Enzi shares plans for revamping budget process
Senate Budget Chairman Michael B. Enzi unveiled a sweeping proposal Tuesday to overhaul the budget process at what could be an opportune time.
With the 2011-era discretionary spending caps set to expire in fiscal 2021 and annual deficits soon projected to top $1 trillion a year, Congress could be more open than usual to ways to revamp the budget process.
Enzi, R-Wyo., has written four draft bills aimed at tightening fiscal controls, strengthening budget enforcement, commissioning additional services from the Congressional Budget Office and abbreviating but not eliminating the Senate’s so-called vote-a-rama.

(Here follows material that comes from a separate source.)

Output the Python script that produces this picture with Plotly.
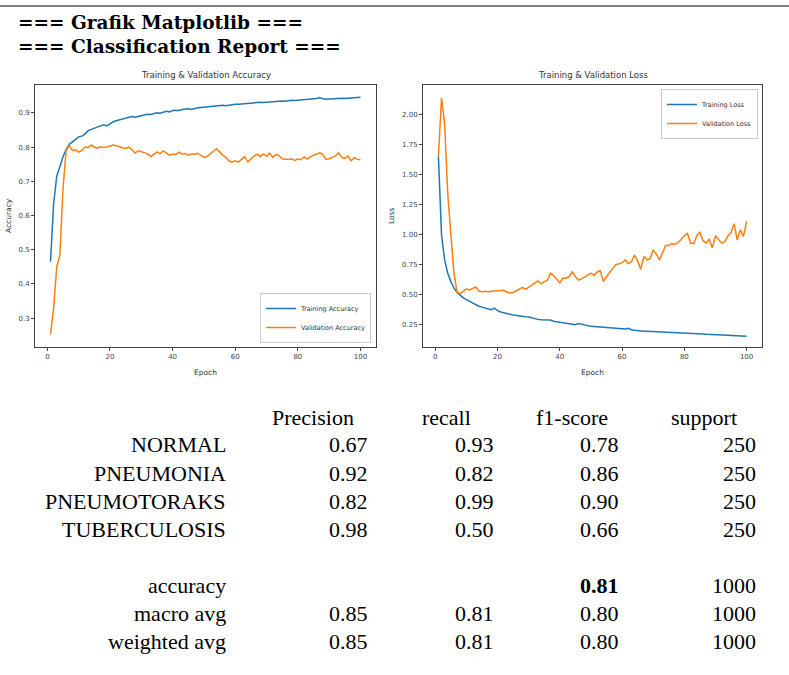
import plotly.graph_objects as go

W, H = 789, 675

# ---------------- data ----------------
epochs = list(range(1, 101))

train_acc = [
    0.465, 0.635, 0.715, 0.745, 0.772, 0.793, 0.808, 0.815, 0.823, 0.830,
    0.832, 0.838, 0.848, 0.852, 0.855, 0.858, 0.862, 0.865, 0.862, 0.868,
    0.874, 0.877, 0.879, 0.882, 0.884, 0.887, 0.889, 0.887, 0.889, 0.891,
    0.893, 0.896, 0.895, 0.898, 0.900, 0.899, 0.903, 0.905, 0.903, 0.907,
    0.908, 0.907, 0.910, 0.911, 0.912, 0.910, 0.913, 0.915, 0.916, 0.917,
    0.918, 0.919, 0.920, 0.921, 0.920, 0.922, 0.921, 0.923, 0.924, 0.925,
    0.925, 0.926, 0.927, 0.928, 0.929, 0.928, 0.930, 0.931, 0.930, 0.931,
    0.932, 0.933, 0.933, 0.934, 0.935, 0.934, 0.936, 0.937, 0.936, 0.937,
    0.938, 0.938, 0.939, 0.939, 0.940, 0.942, 0.945, 0.941, 0.940, 0.941,
    0.942, 0.941, 0.942, 0.943, 0.942, 0.943, 0.944, 0.943, 0.945, 0.946,
]

val_acc = [
    0.252, 0.330, 0.450, 0.485, 0.680, 0.790, 0.805, 0.790, 0.792, 0.785,
    0.790, 0.800, 0.798, 0.806, 0.800, 0.797, 0.801, 0.799, 0.800, 0.803,
    0.806, 0.804, 0.800, 0.798, 0.796, 0.800, 0.793, 0.782, 0.790, 0.786,
    0.783, 0.780, 0.772, 0.778, 0.786, 0.781, 0.789, 0.783, 0.776, 0.780,
    0.778, 0.785, 0.780, 0.781, 0.776, 0.780, 0.779, 0.782, 0.776, 0.770,
    0.772, 0.780, 0.788, 0.795, 0.786, 0.776, 0.770, 0.760, 0.756, 0.760,
    0.756, 0.764, 0.772, 0.757, 0.766, 0.774, 0.779, 0.772, 0.780, 0.773,
    0.782, 0.770, 0.778, 0.775, 0.766, 0.765, 0.764, 0.766, 0.761, 0.765,
    0.763, 0.771, 0.765, 0.772, 0.776, 0.780, 0.783, 0.778, 0.764, 0.766,
    0.771, 0.774, 0.783, 0.770, 0.767, 0.774, 0.760, 0.769, 0.764, 0.763,
]

train_loss = [
    1.650, 1.000, 0.790, 0.680, 0.610, 0.555, 0.520, 0.495, 0.475, 0.460,
    0.445, 0.432, 0.418, 0.405, 0.398, 0.392, 0.380, 0.376, 0.390, 0.368,
    0.358, 0.350, 0.345, 0.338, 0.333, 0.328, 0.322, 0.319, 0.317, 0.316,
    0.308, 0.302, 0.296, 0.292, 0.290, 0.286, 0.290, 0.280, 0.276, 0.272,
    0.268, 0.264, 0.258, 0.255, 0.252, 0.262, 0.256, 0.246, 0.241, 0.238,
    0.236, 0.234, 0.232, 0.229, 0.227, 0.226, 0.224, 0.222, 0.221, 0.219,
    0.216, 0.222, 0.210, 0.206, 0.202, 0.199, 0.198, 0.197, 0.196, 0.195,
    0.194, 0.193, 0.192, 0.190, 0.188, 0.186, 0.190, 0.185, 0.183, 0.181,
    0.180, 0.179, 0.178, 0.177, 0.178, 0.175, 0.172, 0.170, 0.169, 0.168,
    0.167, 0.166, 0.165, 0.164, 0.163, 0.161, 0.158, 0.160, 0.154, 0.155,
]

val_loss = [
    1.650, 2.135, 1.920, 1.340, 1.000, 0.680, 0.520, 0.510, 0.530, 0.548,
    0.540, 0.552, 0.565, 0.532, 0.525, 0.530, 0.524, 0.530, 0.532, 0.536,
    0.542, 0.538, 0.522, 0.515, 0.520, 0.532, 0.548, 0.562, 0.545, 0.560,
    0.580, 0.600, 0.615, 0.592, 0.610, 0.620, 0.680, 0.660, 0.630, 0.600,
    0.640, 0.638, 0.650, 0.690, 0.652, 0.622, 0.632, 0.648, 0.668, 0.680,
    0.662, 0.690, 0.700, 0.610, 0.650, 0.690, 0.720, 0.750, 0.760, 0.765,
    0.790, 0.760, 0.775, 0.830, 0.780, 0.712, 0.820, 0.790, 0.800, 0.870,
    0.840, 0.790, 0.850, 0.910, 0.910, 0.925, 0.920, 0.935, 0.960, 0.990,
    1.010, 0.930, 0.925, 0.990, 1.020, 0.950, 0.930, 0.960, 0.890, 0.990,
    0.960, 0.930, 0.940, 0.990, 1.020, 1.090, 0.955, 1.040, 0.985, 1.110,
]

acc_ticks = [0.3, 0.4, 0.5, 0.6, 0.7, 0.8, 0.9]
loss_ticks = [0.25, 0.50, 0.75, 1.00, 1.25, 1.50, 1.75, 2.00]
epoch_ticks = [0, 20, 40, 60, 80, 100]

header_titles = ["=== Grafik Matplotlib ===", "=== Classification Report ==="]
report_columns = ["Precision", "recall", "f1-score", "support"]
report_rows = ["NORMAL", "PNEUMONIA", "PNEUMOTORAKS", "TUBERCULOSIS"]
precision = ["0.67", "0.92", "0.82", "0.98"]
recall = ["0.93", "0.82", "0.99", "0.50"]
f1_score = ["0.78", "0.86", "0.90", "0.66"]
support = ["250", "250", "250", "250"]
summary_rows = ["accuracy", "macro avg", "weighted avg"]
summary_precision = ["", "0.85", "0.85"]
summary_recall = ["", "0.81", "0.81"]
summary_f1 = ["<b>0.81</b>", "0.80", "0.80"]
summary_support = ["1000", "1000", "1000"]

# ---------------- helpers ----------------
def px(x):
    return x / W

def py(y):
    return 1 - y / H

BLUE = "#1f77b4"
ORANGE = "#ff7f0e"
AXC = "#444444"
MPL_FONT = "DejaVu Sans"
SERIF = "Liberation Serif"
TITLE_SERIF = "DejaVu Serif"

fig = go.Figure()
fig.add_trace(go.Scatter(x=epochs, y=train_acc, mode="lines", name="Training Accuracy",
                         line=dict(color=BLUE, width=1.5), xaxis="x", yaxis="y", legend="legend"))
fig.add_trace(go.Scatter(x=epochs, y=val_acc, mode="lines", name="Validation Accuracy",
                         line=dict(color=ORANGE, width=1.5), xaxis="x", yaxis="y", legend="legend"))
fig.add_trace(go.Scatter(x=epochs, y=train_loss, mode="lines", name="Training Loss",
                         line=dict(color=BLUE, width=1.5), xaxis="x2", yaxis="y2", legend="legend2"))
fig.add_trace(go.Scatter(x=epochs, y=val_loss, mode="lines", name="Validation Loss",
                         line=dict(color=ORANGE, width=1.5), xaxis="x2", yaxis="y2", legend="legend2"))

axis_common = dict(showline=True, mirror=True, linecolor=AXC, linewidth=0.8,
                   ticks="outside", ticklen=3, tickwidth=0.8, tickcolor=AXC,
                   showgrid=False, zeroline=False,
                   tickfont=dict(family=MPL_FONT, size=7, color=AXC))

legend_common = dict(bgcolor="white", bordercolor="#cccccc", borderwidth=1,
                     font=dict(family=MPL_FONT, size=6.5, color="#333"),
                     itemwidth=30, tracegroupgap=0)

fig.update_layout(
    width=W, height=H,
    margin=dict(l=0, r=0, t=0, b=0),
    paper_bgcolor="white", plot_bgcolor="white",
    xaxis=dict(domain=[px(35), px(376)], range=[-3.95, 104.95], tickvals=epoch_ticks,
               anchor="y", **axis_common),
    yaxis=dict(domain=[py(347), py(85)], range=[0.2155, 0.9815], tickvals=acc_ticks,
               tickformat=".1f", anchor="x", **axis_common),
    xaxis2=dict(domain=[px(423), px(762)], range=[-3.95, 104.95], tickvals=epoch_ticks,
                anchor="y2", **axis_common),
    yaxis2=dict(domain=[py(347), py(85)], range=[0.0665, 2.2435], tickvals=loss_ticks,
                tickformat=".2f", anchor="x2", **axis_common),
    legend=dict(x=px(371), y=py(343), xanchor="right", yanchor="bottom", **legend_common),
    legend2=dict(x=px(758), y=py(89), xanchor="right", yanchor="top", **legend_common),
    showlegend=True,
)

ann = []

def text(x, y, s, size, xanchor="center", family=SERIF, color="black", angle=0):
    ann.append(dict(x=px(x), y=py(y), xref="paper", yref="paper", text=s,
                    showarrow=False, xanchor=xanchor, yanchor="middle",
                    textangle=angle, font=dict(family=family, size=size, color=color)))

# page titles
text(16, 22, "<b>" + header_titles[0] + "</b>", 18.5, xanchor="left", family=TITLE_SERIF)
text(16, 47, "<b>" + header_titles[1] + "</b>", 18.5, xanchor="left", family=TITLE_SERIF)

# chart titles and axis labels
text(205.5, 75, "Training & Validation Accuracy", 8.5, family=MPL_FONT, color="#333")
text(592.5, 75, "Training & Validation Loss", 8.5, family=MPL_FONT, color="#333")
text(205.5, 372, "Epoch", 7.5, family=MPL_FONT, color="#333")
text(592.5, 372, "Epoch", 7.5, family=MPL_FONT, color="#333")
text(8, 216, "Accuracy", 7.5, family=MPL_FONT, color="#333", angle=-90)
text(391, 216, "Loss", 7.5, family=MPL_FONT, color="#333", angle=-90)

# classification report table
TS = 22
header_x = [313, 447, 572, 704]
for hx, h in zip(header_x, report_columns):
    text(hx, 417, h, TS)

label_right = 228
col_right = [370, 496, 621, 758]
row_y = [445, 473, 501, 529]
for i, r in enumerate(report_rows):
    y = row_y[i]
    text(label_right, y, r, TS, xanchor="right")
    for cx, v in zip(col_right, [precision[i], recall[i], f1_score[i], support[i]]):
        text(cx, y, v, TS, xanchor="right")

sum_y = [585, 613, 641]
for i, r in enumerate(summary_rows):
    y = sum_y[i]
    text(label_right, y, r, TS, xanchor="right")
    for cx, v in zip(col_right, [summary_precision[i], summary_recall[i], summary_f1[i], summary_support[i]]):
        if v:
            text(cx, y, v, TS, xanchor="right")

fig.update_layout(annotations=ann)

# top rule
fig.add_shape(type="line", xref="paper", yref="paper", x0=0, x1=1, y0=py(6), y1=py(6),
              line=dict(color="#808080", width=2))

fig.write_html("out.html",
               config={"displayModeBar": False},
               post_script="document.body.style.margin='0';document.body.style.overflow='hidden';")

One of the most intriguing proposals is to keep the budget resolution as a concurrent resolution, which is never signed into law, but allow it to automatically generate a joint resolution that would set discretionary spending caps and extend the debt limit for two years. If the president signed it, it would become law and OMB would enforce the spending caps.
In a floor speech Tuesday, Enzi said he sought extensive input when preparing the proposals, which he said "are not driven by politics" but aimed at reorienting the budget around long-term planning.
The proposal to spin off regular legislation setting budget limits from a budget resolution would encourage the president and Congress "to reach agreement early in the budget process," he said.
For the past several years, Enzi has been working with fellow Republicans and Democrats on the Senate Budget Committee to develop budget process changes that can win bipartisan support. He also has consulted with the White House Office of Management and Budget and CBO, aides said. In April 2017, the Budget Committee approved several rules changes advocated by Enzi that were designed to make the budget process more transparent. Those changes only required committee approval.
Enzi’s office shared the four proposals with staff of other members of the Budget Committee earlier Tuesday.
Other highlights of the plans include:
Moving to a two-year cycle for both budget resolutions and appropriations.
Establishing a debt-to-GDP ratio in the budget resolution which, if not achieved, would lead to a reconciliation bill in the second year to reduce the deficit. Traditional reconciliation that does not require deficit reduction would remain an option.
Renaming the Budget Committee the Fiscal Control Committee and adding, as nonvoting members, the chairmen and ranking members of the Finance and Appropriations committees if they are not already voting members. A GOP aide said this and related proposals are aimed at increasing buy-in from outside committees.
Switching from the issuance of two CBO baselines or projections of spending early in the year — in January and March — to a single baseline early in the year. OMB would be required to provide CBO with budget data earlier to allow construction of the baseline.
Speeding the consideration of appropriations bills by making the motion to proceed to an appropriation bill no longer subject to filibuster in the Senate.
Requiring CBO to make public its cost estimates for appropriations bills.
Some of the proposals are likely to be controversial, such as the suggestion to change appropriations from annual bills to two-year bills. That idea is opposed by many, but not all, appropriators.
Other proposals have been backed by Democrats and Republicans on the Budget Committee, and several have been pushed by outside budget groups.
A GOP aide said Enzi is seeking input on the draft legislation. It is unclear whether the Budget Committee will mark up any of the legislation in the fall, or potentially next year. Enzi is not seeking reelection next year.